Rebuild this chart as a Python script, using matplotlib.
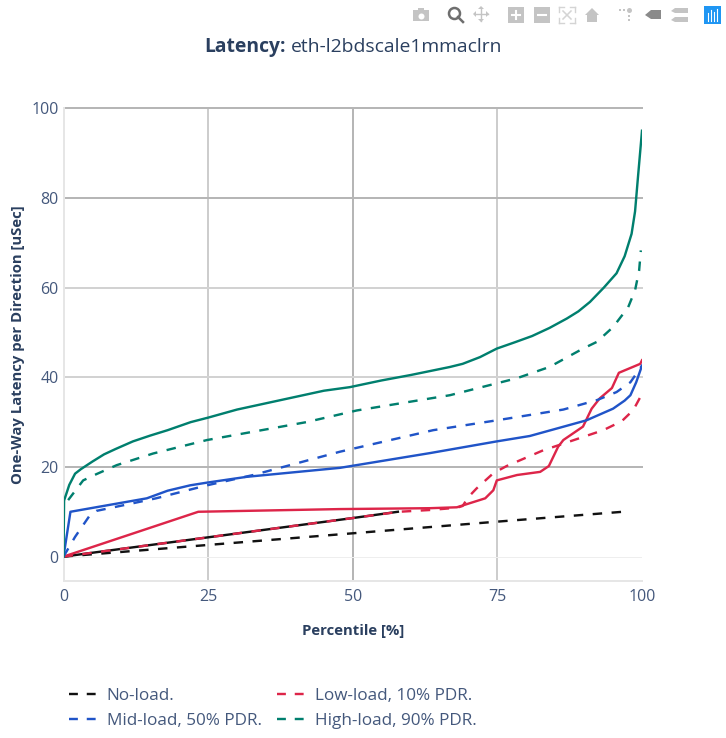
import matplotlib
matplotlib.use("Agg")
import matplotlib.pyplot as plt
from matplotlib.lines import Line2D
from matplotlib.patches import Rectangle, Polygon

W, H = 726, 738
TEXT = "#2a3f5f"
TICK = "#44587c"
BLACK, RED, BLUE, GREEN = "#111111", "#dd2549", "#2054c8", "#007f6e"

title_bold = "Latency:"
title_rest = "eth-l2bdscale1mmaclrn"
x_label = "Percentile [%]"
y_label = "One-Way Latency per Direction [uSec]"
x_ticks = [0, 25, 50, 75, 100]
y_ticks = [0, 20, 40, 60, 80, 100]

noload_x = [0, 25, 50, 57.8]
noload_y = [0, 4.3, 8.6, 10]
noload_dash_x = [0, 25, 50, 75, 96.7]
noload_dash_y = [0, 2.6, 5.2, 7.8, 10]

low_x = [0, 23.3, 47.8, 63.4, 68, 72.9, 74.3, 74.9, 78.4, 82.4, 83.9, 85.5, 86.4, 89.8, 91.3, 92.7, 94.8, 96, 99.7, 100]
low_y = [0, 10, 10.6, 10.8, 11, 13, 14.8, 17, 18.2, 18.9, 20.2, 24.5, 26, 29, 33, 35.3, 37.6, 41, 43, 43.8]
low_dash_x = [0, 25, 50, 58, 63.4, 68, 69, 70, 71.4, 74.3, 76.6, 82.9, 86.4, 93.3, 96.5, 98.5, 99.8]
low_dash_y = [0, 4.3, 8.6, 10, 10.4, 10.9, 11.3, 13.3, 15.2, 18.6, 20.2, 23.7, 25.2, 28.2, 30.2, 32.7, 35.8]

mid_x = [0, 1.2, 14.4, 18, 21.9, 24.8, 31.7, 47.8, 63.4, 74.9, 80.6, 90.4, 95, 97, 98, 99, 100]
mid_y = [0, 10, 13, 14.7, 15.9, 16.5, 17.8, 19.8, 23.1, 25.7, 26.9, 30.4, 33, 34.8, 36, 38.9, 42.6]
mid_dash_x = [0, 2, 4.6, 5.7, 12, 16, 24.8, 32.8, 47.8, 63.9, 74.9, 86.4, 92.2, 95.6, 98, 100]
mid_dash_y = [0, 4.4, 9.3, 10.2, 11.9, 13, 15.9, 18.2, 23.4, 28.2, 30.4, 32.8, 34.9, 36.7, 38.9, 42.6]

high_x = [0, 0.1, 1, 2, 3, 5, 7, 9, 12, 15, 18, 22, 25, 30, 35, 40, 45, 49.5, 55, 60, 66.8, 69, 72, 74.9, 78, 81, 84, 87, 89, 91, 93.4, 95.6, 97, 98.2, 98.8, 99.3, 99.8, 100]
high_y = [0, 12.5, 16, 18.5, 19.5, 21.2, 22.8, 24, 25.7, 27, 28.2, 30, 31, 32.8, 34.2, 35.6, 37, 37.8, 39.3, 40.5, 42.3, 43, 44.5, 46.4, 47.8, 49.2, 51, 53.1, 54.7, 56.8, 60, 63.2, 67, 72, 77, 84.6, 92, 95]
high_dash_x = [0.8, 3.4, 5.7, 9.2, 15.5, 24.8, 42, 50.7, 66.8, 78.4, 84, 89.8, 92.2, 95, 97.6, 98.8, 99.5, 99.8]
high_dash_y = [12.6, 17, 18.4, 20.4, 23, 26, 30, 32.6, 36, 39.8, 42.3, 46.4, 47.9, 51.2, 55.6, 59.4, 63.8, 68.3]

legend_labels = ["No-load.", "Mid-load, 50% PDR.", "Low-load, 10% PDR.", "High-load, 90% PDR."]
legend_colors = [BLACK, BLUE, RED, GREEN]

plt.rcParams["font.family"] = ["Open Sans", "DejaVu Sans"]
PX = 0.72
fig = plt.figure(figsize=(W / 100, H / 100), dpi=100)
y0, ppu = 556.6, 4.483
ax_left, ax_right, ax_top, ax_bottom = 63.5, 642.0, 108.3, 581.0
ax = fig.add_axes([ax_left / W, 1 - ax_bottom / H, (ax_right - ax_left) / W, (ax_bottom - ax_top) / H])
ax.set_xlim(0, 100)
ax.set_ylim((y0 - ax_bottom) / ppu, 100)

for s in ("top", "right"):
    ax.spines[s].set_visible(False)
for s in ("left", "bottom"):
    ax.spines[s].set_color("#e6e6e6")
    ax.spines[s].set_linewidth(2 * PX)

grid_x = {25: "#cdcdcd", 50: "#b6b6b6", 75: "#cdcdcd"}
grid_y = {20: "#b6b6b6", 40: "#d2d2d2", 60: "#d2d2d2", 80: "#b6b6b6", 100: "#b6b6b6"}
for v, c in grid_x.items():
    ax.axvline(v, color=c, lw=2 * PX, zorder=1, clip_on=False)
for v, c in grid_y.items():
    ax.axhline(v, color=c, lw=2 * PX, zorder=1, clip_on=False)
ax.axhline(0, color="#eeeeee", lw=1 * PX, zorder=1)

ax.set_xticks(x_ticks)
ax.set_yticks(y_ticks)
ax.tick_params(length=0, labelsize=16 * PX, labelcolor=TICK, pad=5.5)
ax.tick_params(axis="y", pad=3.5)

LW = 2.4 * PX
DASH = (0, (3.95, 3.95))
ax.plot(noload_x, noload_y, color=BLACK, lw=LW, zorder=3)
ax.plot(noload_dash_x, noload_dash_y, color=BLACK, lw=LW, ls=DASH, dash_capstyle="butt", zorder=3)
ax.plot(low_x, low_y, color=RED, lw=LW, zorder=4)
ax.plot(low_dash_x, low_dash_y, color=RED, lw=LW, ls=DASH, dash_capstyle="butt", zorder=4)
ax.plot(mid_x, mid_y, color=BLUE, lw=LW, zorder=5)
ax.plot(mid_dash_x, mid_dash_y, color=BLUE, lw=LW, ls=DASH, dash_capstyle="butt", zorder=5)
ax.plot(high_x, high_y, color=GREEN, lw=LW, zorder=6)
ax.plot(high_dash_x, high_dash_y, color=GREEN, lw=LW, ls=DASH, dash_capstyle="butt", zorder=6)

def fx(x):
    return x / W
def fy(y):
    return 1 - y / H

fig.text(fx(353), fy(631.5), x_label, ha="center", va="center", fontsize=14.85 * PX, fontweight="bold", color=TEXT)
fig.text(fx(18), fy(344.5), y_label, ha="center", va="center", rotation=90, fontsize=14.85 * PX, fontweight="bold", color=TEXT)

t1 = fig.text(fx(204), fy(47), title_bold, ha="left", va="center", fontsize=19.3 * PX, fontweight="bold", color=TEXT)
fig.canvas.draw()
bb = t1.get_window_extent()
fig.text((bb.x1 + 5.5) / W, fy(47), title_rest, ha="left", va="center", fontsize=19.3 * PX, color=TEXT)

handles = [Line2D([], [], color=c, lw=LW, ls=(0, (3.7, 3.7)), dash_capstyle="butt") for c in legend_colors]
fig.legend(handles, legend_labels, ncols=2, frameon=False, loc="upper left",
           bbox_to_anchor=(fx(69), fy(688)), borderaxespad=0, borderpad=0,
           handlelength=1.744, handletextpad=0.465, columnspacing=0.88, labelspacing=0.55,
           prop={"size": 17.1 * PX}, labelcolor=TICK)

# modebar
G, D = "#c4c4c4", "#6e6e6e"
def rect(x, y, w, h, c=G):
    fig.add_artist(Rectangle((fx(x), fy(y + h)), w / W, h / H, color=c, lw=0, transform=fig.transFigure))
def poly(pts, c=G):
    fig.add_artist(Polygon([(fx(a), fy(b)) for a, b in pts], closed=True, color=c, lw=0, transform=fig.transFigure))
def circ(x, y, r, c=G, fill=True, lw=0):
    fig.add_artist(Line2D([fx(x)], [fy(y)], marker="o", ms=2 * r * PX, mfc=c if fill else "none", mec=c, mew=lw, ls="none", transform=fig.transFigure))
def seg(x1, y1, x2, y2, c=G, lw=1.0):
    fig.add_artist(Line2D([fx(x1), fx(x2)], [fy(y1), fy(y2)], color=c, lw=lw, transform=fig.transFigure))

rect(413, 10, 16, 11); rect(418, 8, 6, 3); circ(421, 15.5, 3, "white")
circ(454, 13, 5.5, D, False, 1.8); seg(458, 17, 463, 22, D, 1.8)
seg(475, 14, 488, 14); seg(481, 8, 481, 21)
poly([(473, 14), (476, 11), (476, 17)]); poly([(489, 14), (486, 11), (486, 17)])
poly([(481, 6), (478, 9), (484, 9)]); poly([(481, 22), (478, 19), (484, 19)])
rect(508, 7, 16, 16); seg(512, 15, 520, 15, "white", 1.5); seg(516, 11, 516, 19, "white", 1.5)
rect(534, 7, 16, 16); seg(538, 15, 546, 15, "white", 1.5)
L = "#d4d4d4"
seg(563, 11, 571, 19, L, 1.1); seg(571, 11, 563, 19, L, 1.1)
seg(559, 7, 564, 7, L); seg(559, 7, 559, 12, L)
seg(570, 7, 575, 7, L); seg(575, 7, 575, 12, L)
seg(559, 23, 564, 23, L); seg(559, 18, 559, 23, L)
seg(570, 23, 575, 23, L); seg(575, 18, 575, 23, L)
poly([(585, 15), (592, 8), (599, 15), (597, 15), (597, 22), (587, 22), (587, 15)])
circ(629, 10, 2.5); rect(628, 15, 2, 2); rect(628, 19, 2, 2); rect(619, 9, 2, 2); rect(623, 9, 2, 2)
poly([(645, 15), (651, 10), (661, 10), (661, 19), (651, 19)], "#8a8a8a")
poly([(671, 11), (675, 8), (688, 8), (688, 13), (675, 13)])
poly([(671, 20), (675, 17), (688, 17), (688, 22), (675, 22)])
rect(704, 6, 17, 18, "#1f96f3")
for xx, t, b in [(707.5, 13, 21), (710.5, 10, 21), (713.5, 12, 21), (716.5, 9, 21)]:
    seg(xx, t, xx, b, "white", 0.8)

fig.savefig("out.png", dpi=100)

Exercise objective —
Locate the lines above that hold the word "matplotlib". Show every one of them.

Problem solution —
Rebuild this chart as a Python script, using matplotlib.
import matplotlib
matplotlib.use("Agg")
import matplotlib.pyplot as plt
from matplotlib.lines import Line2D
from matplotlib.patches import Rectangle, Polygon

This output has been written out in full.